In Landscape Suicide (1987), Wisconsin's own James Benning obliquely documents the horror of two distinctly American "true crimes": Boogeyman Ed Gein's murder of Bernice Worden in Eisenhower, Wisconsin and California teenager Bernadette Protti's stabbing of classmate Kirsten Costa in 1984. Assembling police report fragments, his trademark landscape footage and longform reenactments to triangulate each story, Benning bisects the film into mirrored reports on regurgitated folklore. Both incidents and their perpetrators continue to receive the TV movie, podcast and documentary treatment, but Landscape Suicide gets closest to the metaphysical heart of the crimes, in part by wedding them to the sites and culture enclosing them.
Each half of the diptych features a long drive through their locales—a warren of suburban split levels and the desolate dairy tundra—with hellfire preachers bleating on the radio. Static shots of cloud passing over the highways and hills of Northern California or a doe tiptoeing through snow similarly establish a sense of these locales. Such "establishing shots" resemble in composition their cousins that bridge spatio-temporal gaps in mainstream narrative cinema, but here remain on screen long enough to demand their own reckoning. Minutes spent gazing upon these locales in their simultaneous splendor and banality produces a fascination not dissimilar from our appetite for grisly "true crime" yarns: how do we reconcile violent enormity with quotidian detail?

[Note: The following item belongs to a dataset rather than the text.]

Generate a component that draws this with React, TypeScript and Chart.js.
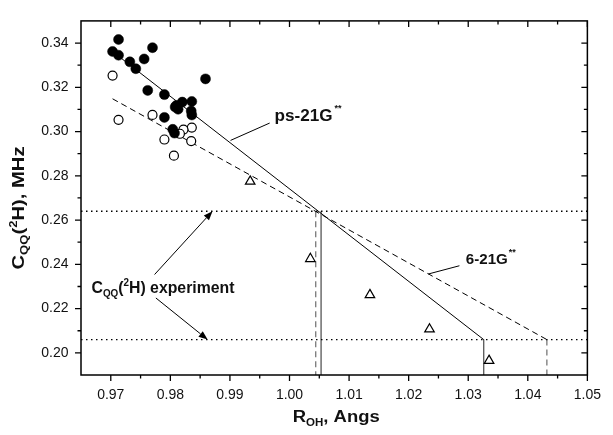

Benning's approach provides more than protracted gazing, profound as that experience is. He grants each killer a length re-enactment of an interaction with the authorities. Recorded in static medium shots, the deadpan delivery of nonactors Elion Sacker and Rhonda Bell, portraying Gein and Protti, respectively, is punctuated by blank screens that force our reflection beyond the dissipating horror of ghastly tidbits and into unsettling questions of proportion and culpability. Both deny premeditation and claim ignorance of their ultimate motivation. Benning avoids the comforting psycho- and sociological conclusions that orient true crime as a genre by compelling us to consider the crimes as scarred elements beheld at great distance. Shorn of titilating CSI photos and self-aggrandizing lawmen, fogged by Top 40 radio and advertising jingles, the crimes elude our grasp. Two more ripples in the stream.